-- begin RECORDS TO USE --
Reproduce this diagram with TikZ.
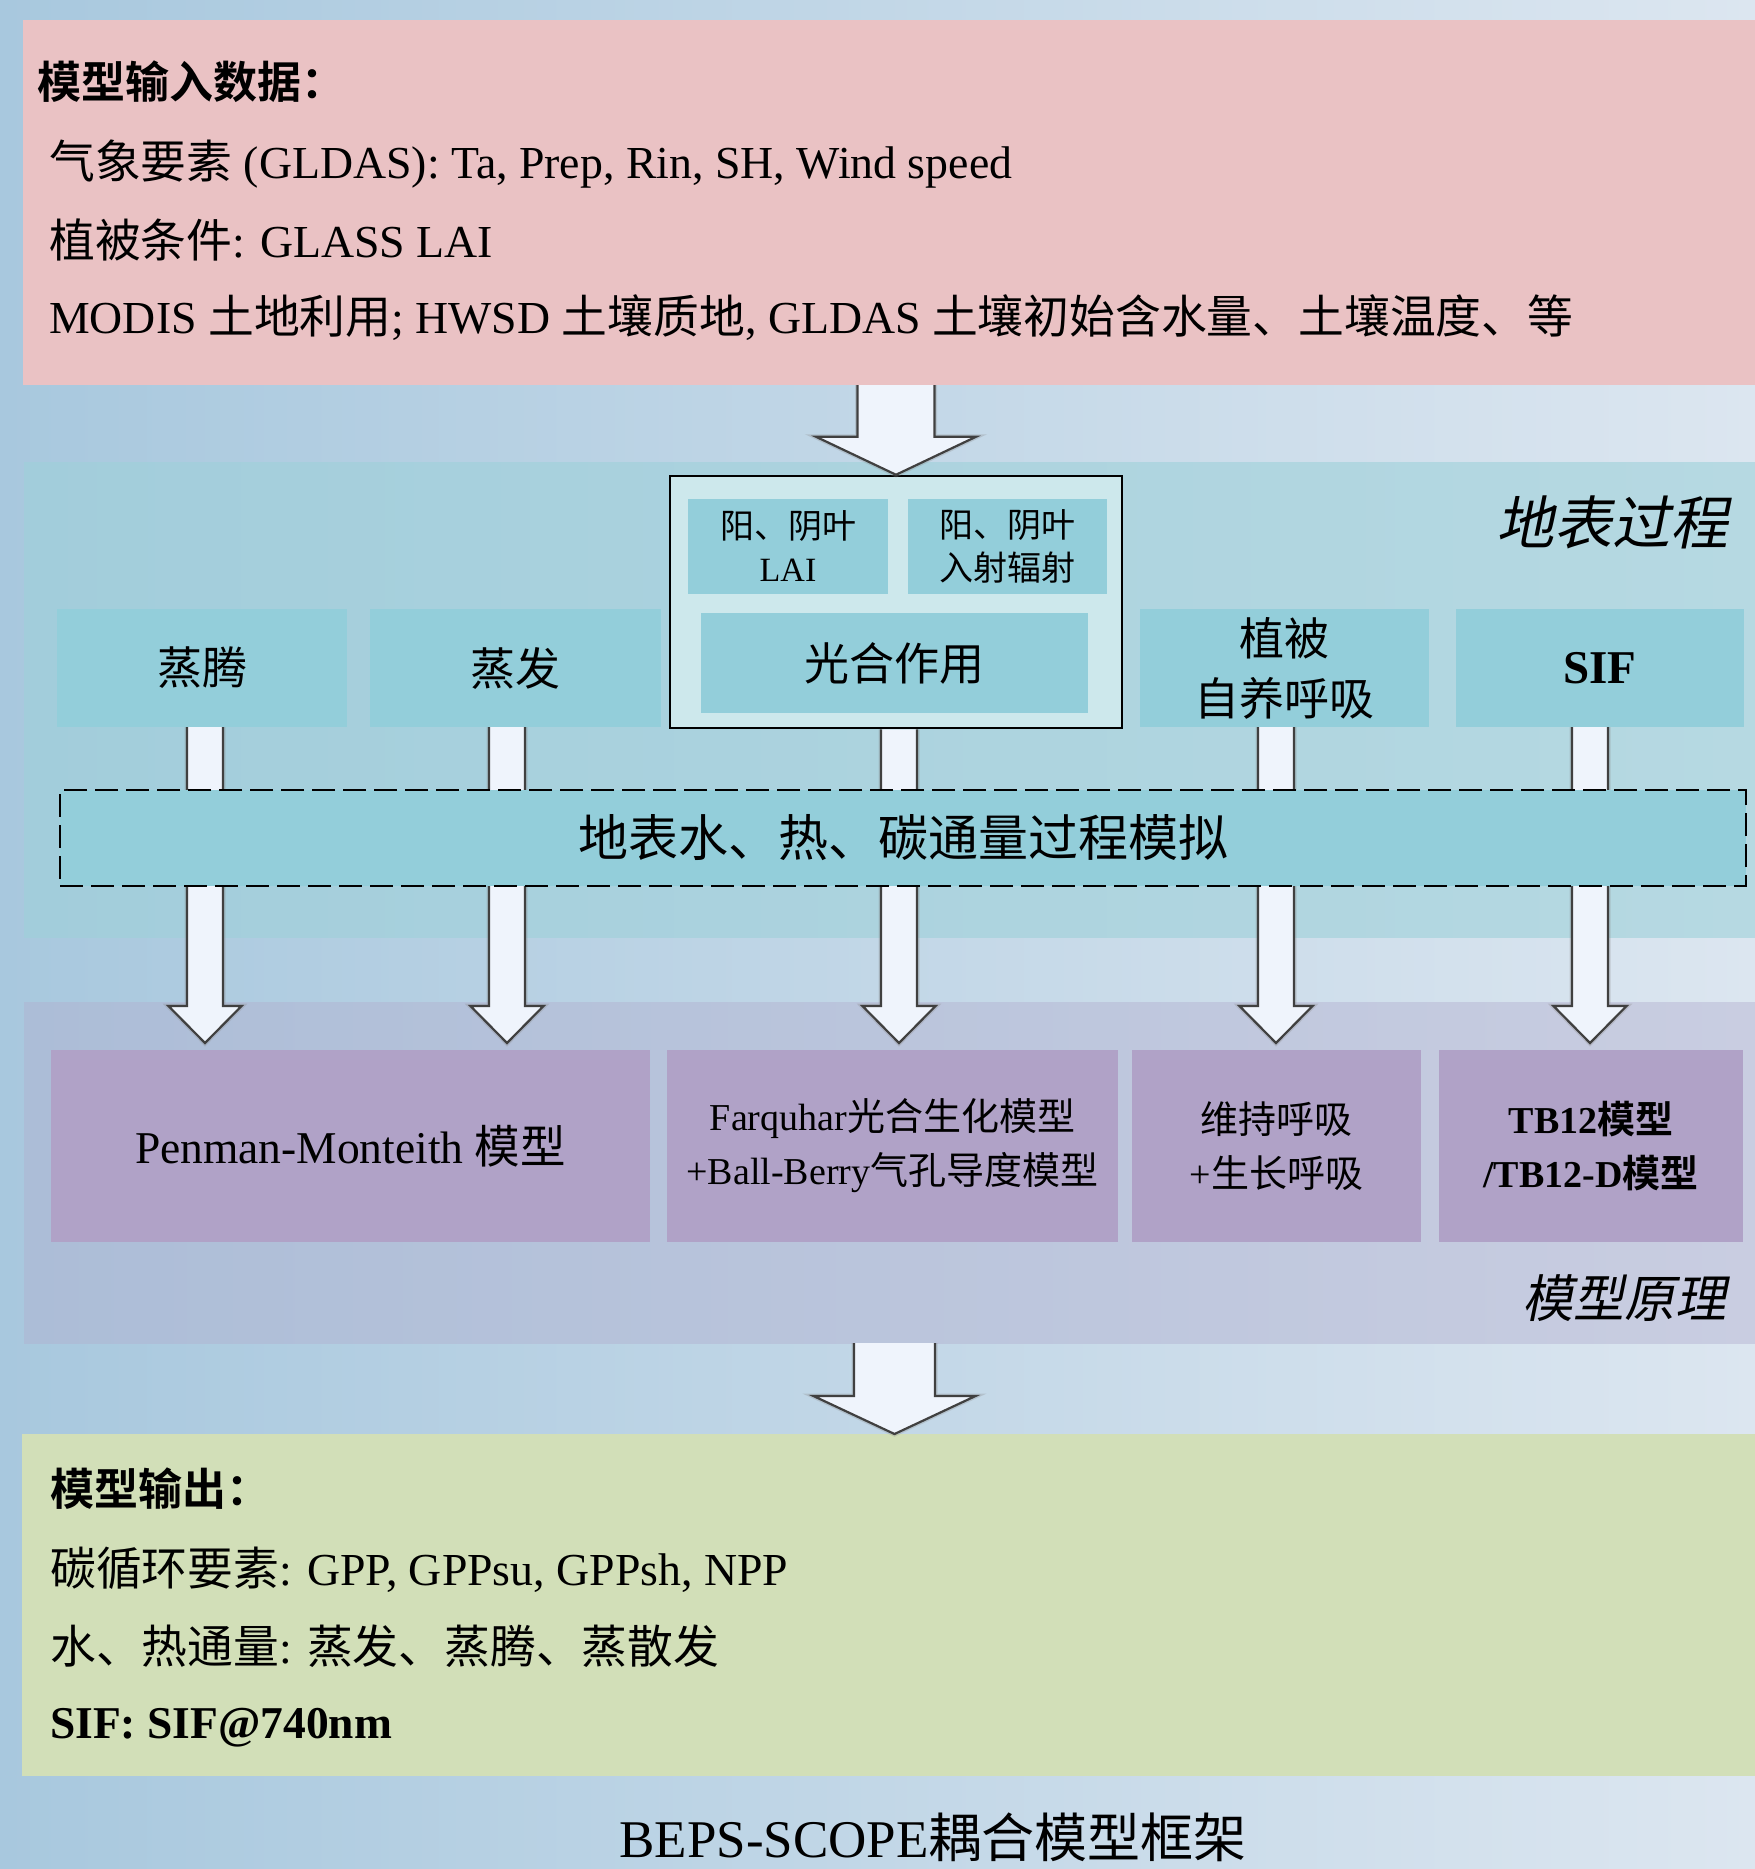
\documentclass[tikz,border=0pt]{standalone}
\usepackage{fontspec}
\setmainfont{Liberation Serif}
\newfontfamily\cjk[BoldFont={Noto Sans CJK SC Bold},AutoFakeSlant=0.2]{Noto Sans CJK SC}
\newcommand\zh[1]{{\cjk #1}}
\newcommand\fs[2]{\fontsize{#1}{#2}\selectfont}
\usetikzlibrary{calc}
\definecolor{bgL}{RGB}{168,200,222}
\definecolor{bgR}{RGB}{220,230,240}
\definecolor{pinkc}{RGB}{234,194,196}
\definecolor{blueL}{RGB}{162,205,219}
\definecolor{blueR}{RGB}{182,217,226}
\definecolor{purL}{RGB}{172,189,215}
\definecolor{purR}{RGB}{201,205,225}
\definecolor{greenc}{RGB}{210,223,184}
\definecolor{tealc}{RGB}{147,206,218}
\definecolor{paleteal}{RGB}{205,232,236}
\definecolor{purbox}{RGB}{176,162,199}
\definecolor{arrowfill}{RGB}{239,244,252}
\newcommand\blockarrow[5]{%
  \draw[blk] let \p1=#1, \p2=#2 in
    (\x1-#3,\y1) -- (\x1-#3,\y2+#5) -- (\x1-#4,\y2+#5) -- (\x1,\y2)
    -- (\x1+#4,\y2+#5) -- (\x1+#3,\y2+#5) -- (\x1+#3,\y1);}
\begin{document}
\begin{tikzpicture}[x=1pt,y=-1pt,
  region/.style={inner sep=0pt,outer sep=0pt},
  tealbox/.style={fill=tealc,inner sep=0pt,outer sep=0pt,align=center,font=\fs{45}{60}},
  purpbox/.style={fill=purbox,inner sep=0pt,outer sep=0pt,align=center,font=\fs{38}{54}},
  txt/.style={anchor=base west,inner sep=0pt,font=\fs{45.8}{54}},
  blk/.style={fill=arrowfill,draw=black!75,line width=2.2pt,line join=miter,
    preaction={draw=black!45,line width=5pt,opacity=0.3}},
  ]
\useasboundingbox (0,0) rectangle (1755,1869);
% background and regions
\node[region,minimum width=1755,minimum height=1869,left color=bgL,right color=bgR] (bg) at (877.5,934.5) {};
\node[region,fill=pinkc,minimum width=1732,minimum height=365] (inp) at (889,202.5) {};
\node[region,left color=blueL,right color=blueR,minimum width=1731,minimum height=475] (surf) at (889.5,699.5) {};
\node[region,left color=purL,right color=purR,minimum width=1731,minimum height=341] (mdl) at (889.5,1172.5) {};
\node[region,fill=greenc,minimum width=1733,minimum height=342] (outp) at (888.5,1605) {};

% input texts
\node[txt,font=\fs{44}{50}\bfseries] (in1) at (37,98) {\zh{模型输入数据：}};
\node[txt] (in2) at (49,178) {\zh{气象要素} (GLDAS): Ta, Prep, Rin, SH, Wind speed};
\node[txt] (in3) at (49,257) {\zh{植被条件}: GLASS LAI};
\node[txt] (in4) at (49,333) {MODIS \zh{土地利用}; HWSD \zh{土壤质地}, GLDAS \zh{土壤初始含水量、土壤温度、等}};

% surface process boxes
\node[fill=paleteal,draw=black,line width=2.5pt,inner sep=0pt,minimum width=452,minimum height=252] (psouter) at (896,602) {};
\node[tealbox,minimum width=290,minimum height=118] (zt) at (202,668) {\zh{蒸腾}};
\node[tealbox,minimum width=291,minimum height=118] (zf) at (515.5,668) {\zh{蒸发}};
\node[tealbox,minimum width=200,minimum height=95,font=\fs{34}{43}] (lai) at (788,546.5) {\zh{阳、阴叶}\\LAI};
\node[tealbox,minimum width=199,minimum height=95,font=\fs{34}{43}] (rad) at (1007.5,546.5) {\zh{阳、阴叶}\\\zh{入射辐射}};
\node[tealbox,minimum width=387,minimum height=100] (ps) at (894.5,663) {\zh{光合作用}};
\node[tealbox,minimum width=289,minimum height=118] (zb) at (1284.5,668) {\zh{植被}\\\zh{自养呼吸}};
\node[tealbox,minimum width=288,minimum height=118,font=\fs{47}{60}\bfseries] (sif) at (1600,668) {SIF};
\node[font=\fs{58}{60}\itshape,inner sep=0pt] (surflab) at (1612,522) {\zh{地表过程}};

% model boxes
\node[purpbox,minimum width=599,minimum height=192,font=\fs{45.5}{54}] (pm) at (350.5,1146) {Penman-Monteith \zh{模型}};
\node[purpbox,minimum width=451,minimum height=192] (fq) at (892.5,1146) {Farquhar\zh{光合生化模型}\\+Ball-Berry\zh{气孔导度模型}};
\node[purpbox,minimum width=289,minimum height=192] (wc) at (1276.5,1146) {\zh{维持呼吸}\\+\zh{生长呼吸}};
\node[purpbox,minimum width=304,minimum height=192,font=\fs{38}{54}\bfseries] (tb) at (1591,1146) {TB12\zh{模型}\\/TB12-D\zh{模型}};
\node[font=\fs{51}{56}\itshape,inner sep=0pt] (mdllab) at (1624,1298) {\zh{模型原理}};

% block arrows
\blockarrow{(inp.south -| psouter.north)}{([xshift=1pt]psouter.north)}{38.5}{80}{38}
\blockarrow{([xshift=3pt]zt.south)}{([yshift=7pt]pm.north)}{18}{36.5}{37}
\blockarrow{([xshift=-8.5pt]zf.south)}{([yshift=7pt]pm.north)}{18}{36.5}{37}
\blockarrow{([xshift=3pt]psouter.south)}{([yshift=7pt]fq.north)}{18}{36.5}{37}
\blockarrow{([xshift=-8.5pt]zb.south)}{([yshift=7pt]wc.north)}{18}{36.5}{37}
\blockarrow{([xshift=-10pt]sif.south)}{([yshift=7pt]tb.north)}{18}{36.5}{37}
\blockarrow{([xshift=2pt]mdl.south -| fq.north)}{(outp.north)}{40.5}{81}{38}

% flux simulation (dashed)
\node[fill=tealc,draw=black,line width=2.6pt,dash pattern=on 23pt off 8pt,inner sep=0pt,
  minimum width=1686,minimum height=96,font=\fs{50}{56}] (flux) at (903,838) {\zh{地表水、热、碳通量过程模拟}};

% output texts
\node[txt,font=\fs{44}{50}\bfseries] (out1) at (50,1505) {\zh{模型输出：}};
\node[txt] (out2) at (50,1585) {\zh{碳循环要素}: GPP, GPPsu, GPPsh, NPP};
\node[txt] (out3) at (50,1663) {\zh{水、热通量}: \zh{蒸发、蒸腾、蒸散发}};
\node[txt,font=\fs{45.5}{54}\bfseries] (out4) at (50,1738) {SIF: SIF@740nm};

% caption
\node[anchor=base,inner sep=0pt,font=\fs{53}{60}] (cap) at (933,1857) {BEPS-SCOPE\zh{耦合模型框架}};
\end{tikzpicture}
\end{document}
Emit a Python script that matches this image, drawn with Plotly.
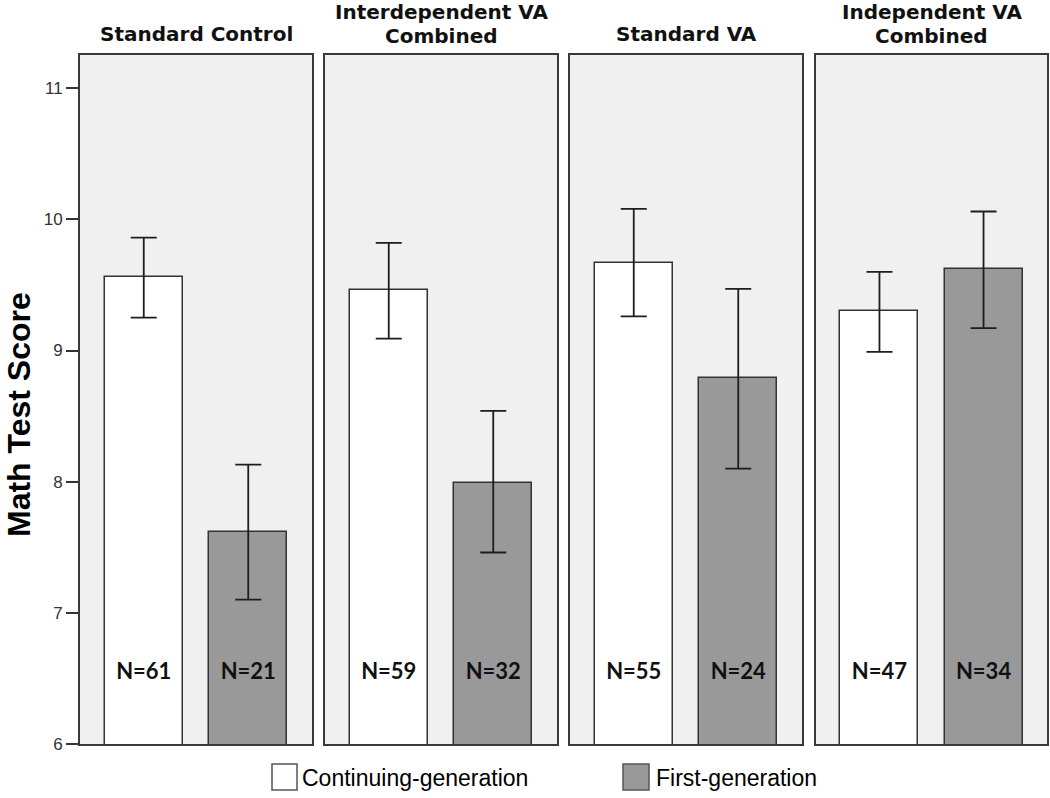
-- end RECORDS TO USE --
WORK TO BE COMPLETED:
Omit any images, then output the listing exactly.

FINAL RESULT:
Reproduce this diagram with TikZ.
\documentclass[tikz,border=0pt]{standalone}
\usepackage{fontspec}
\setmainfont{Liberation Serif}
\newfontfamily\cjk[BoldFont={Noto Sans CJK SC Bold},AutoFakeSlant=0.2]{Noto Sans CJK SC}
\newcommand\zh[1]{{\cjk #1}}
\newcommand\fs[2]{\fontsize{#1}{#2}\selectfont}
\usetikzlibrary{calc}
\definecolor{bgL}{RGB}{168,200,222}
\definecolor{bgR}{RGB}{220,230,240}
\definecolor{pinkc}{RGB}{234,194,196}
\definecolor{blueL}{RGB}{162,205,219}
\definecolor{blueR}{RGB}{182,217,226}
\definecolor{purL}{RGB}{172,189,215}
\definecolor{purR}{RGB}{201,205,225}
\definecolor{greenc}{RGB}{210,223,184}
\definecolor{tealc}{RGB}{147,206,218}
\definecolor{paleteal}{RGB}{205,232,236}
\definecolor{purbox}{RGB}{176,162,199}
\definecolor{arrowfill}{RGB}{239,244,252}
\newcommand\blockarrow[5]{%
  \draw[blk] let \p1=#1, \p2=#2 in
    (\x1-#3,\y1) -- (\x1-#3,\y2+#5) -- (\x1-#4,\y2+#5) -- (\x1,\y2)
    -- (\x1+#4,\y2+#5) -- (\x1+#3,\y2+#5) -- (\x1+#3,\y1);}
\begin{document}
\begin{tikzpicture}[x=1pt,y=-1pt,
  region/.style={inner sep=0pt,outer sep=0pt},
  tealbox/.style={fill=tealc,inner sep=0pt,outer sep=0pt,align=center,font=\fs{45}{60}},
  purpbox/.style={fill=purbox,inner sep=0pt,outer sep=0pt,align=center,font=\fs{38}{54}},
  txt/.style={anchor=base west,inner sep=0pt,font=\fs{45.8}{54}},
  blk/.style={fill=arrowfill,draw=black!75,line width=2.2pt,line join=miter,
    preaction={draw=black!45,line width=5pt,opacity=0.3}},
  ]
\useasboundingbox (0,0) rectangle (1755,1869);
% background and regions
\node[region,minimum width=1755,minimum height=1869,left color=bgL,right color=bgR] (bg) at (877.5,934.5) {};
\node[region,fill=pinkc,minimum width=1732,minimum height=365] (inp) at (889,202.5) {};
\node[region,left color=blueL,right color=blueR,minimum width=1731,minimum height=475] (surf) at (889.5,699.5) {};
\node[region,left color=purL,right color=purR,minimum width=1731,minimum height=341] (mdl) at (889.5,1172.5) {};
\node[region,fill=greenc,minimum width=1733,minimum height=342] (outp) at (888.5,1605) {};

% input texts
\node[txt,font=\fs{44}{50}\bfseries] (in1) at (37,98) {\zh{模型输入数据：}};
\node[txt] (in2) at (49,178) {\zh{气象要素} (GLDAS): Ta, Prep, Rin, SH, Wind speed};
\node[txt] (in3) at (49,257) {\zh{植被条件}: GLASS LAI};
\node[txt] (in4) at (49,333) {MODIS \zh{土地利用}; HWSD \zh{土壤质地}, GLDAS \zh{土壤初始含水量、土壤温度、等}};

% surface process boxes
\node[fill=paleteal,draw=black,line width=2.5pt,inner sep=0pt,minimum width=452,minimum height=252] (psouter) at (896,602) {};
\node[tealbox,minimum width=290,minimum height=118] (zt) at (202,668) {\zh{蒸腾}};
\node[tealbox,minimum width=291,minimum height=118] (zf) at (515.5,668) {\zh{蒸发}};
\node[tealbox,minimum width=200,minimum height=95,font=\fs{34}{43}] (lai) at (788,546.5) {\zh{阳、阴叶}\\LAI};
\node[tealbox,minimum width=199,minimum height=95,font=\fs{34}{43}] (rad) at (1007.5,546.5) {\zh{阳、阴叶}\\\zh{入射辐射}};
\node[tealbox,minimum width=387,minimum height=100] (ps) at (894.5,663) {\zh{光合作用}};
\node[tealbox,minimum width=289,minimum height=118] (zb) at (1284.5,668) {\zh{植被}\\\zh{自养呼吸}};
\node[tealbox,minimum width=288,minimum height=118,font=\fs{47}{60}\bfseries] (sif) at (1600,668) {SIF};
\node[font=\fs{58}{60}\itshape,inner sep=0pt] (surflab) at (1612,522) {\zh{地表过程}};

% model boxes
\node[purpbox,minimum width=599,minimum height=192,font=\fs{45.5}{54}] (pm) at (350.5,1146) {Penman-Monteith \zh{模型}};
\node[purpbox,minimum width=451,minimum height=192] (fq) at (892.5,1146) {Farquhar\zh{光合生化模型}\\+Ball-Berry\zh{气孔导度模型}};
\node[purpbox,minimum width=289,minimum height=192] (wc) at (1276.5,1146) {\zh{维持呼吸}\\+\zh{生长呼吸}};
\node[purpbox,minimum width=304,minimum height=192,font=\fs{38}{54}\bfseries] (tb) at (1591,1146) {TB12\zh{模型}\\/TB12-D\zh{模型}};
\node[font=\fs{51}{56}\itshape,inner sep=0pt] (mdllab) at (1624,1298) {\zh{模型原理}};

% block arrows
\blockarrow{(inp.south -| psouter.north)}{([xshift=1pt]psouter.north)}{38.5}{80}{38}
\blockarrow{([xshift=3pt]zt.south)}{([yshift=7pt]pm.north)}{18}{36.5}{37}
\blockarrow{([xshift=-8.5pt]zf.south)}{([yshift=7pt]pm.north)}{18}{36.5}{37}
\blockarrow{([xshift=3pt]psouter.south)}{([yshift=7pt]fq.north)}{18}{36.5}{37}
\blockarrow{([xshift=-8.5pt]zb.south)}{([yshift=7pt]wc.north)}{18}{36.5}{37}
\blockarrow{([xshift=-10pt]sif.south)}{([yshift=7pt]tb.north)}{18}{36.5}{37}
\blockarrow{([xshift=2pt]mdl.south -| fq.north)}{(outp.north)}{40.5}{81}{38}

% flux simulation (dashed)
\node[fill=tealc,draw=black,line width=2.6pt,dash pattern=on 23pt off 8pt,inner sep=0pt,
  minimum width=1686,minimum height=96,font=\fs{50}{56}] (flux) at (903,838) {\zh{地表水、热、碳通量过程模拟}};

% output texts
\node[txt,font=\fs{44}{50}\bfseries] (out1) at (50,1505) {\zh{模型输出：}};
\node[txt] (out2) at (50,1585) {\zh{碳循环要素}: GPP, GPPsu, GPPsh, NPP};
\node[txt] (out3) at (50,1663) {\zh{水、热通量}: \zh{蒸发、蒸腾、蒸散发}};
\node[txt,font=\fs{45.5}{54}\bfseries] (out4) at (50,1738) {SIF: SIF@740nm};

% caption
\node[anchor=base,inner sep=0pt,font=\fs{53}{60}] (cap) at (933,1857) {BEPS-SCOPE\zh{耦合模型框架}};
\end{tikzpicture}
\end{document}
Emit a Python script that matches this image, drawn with Plotly.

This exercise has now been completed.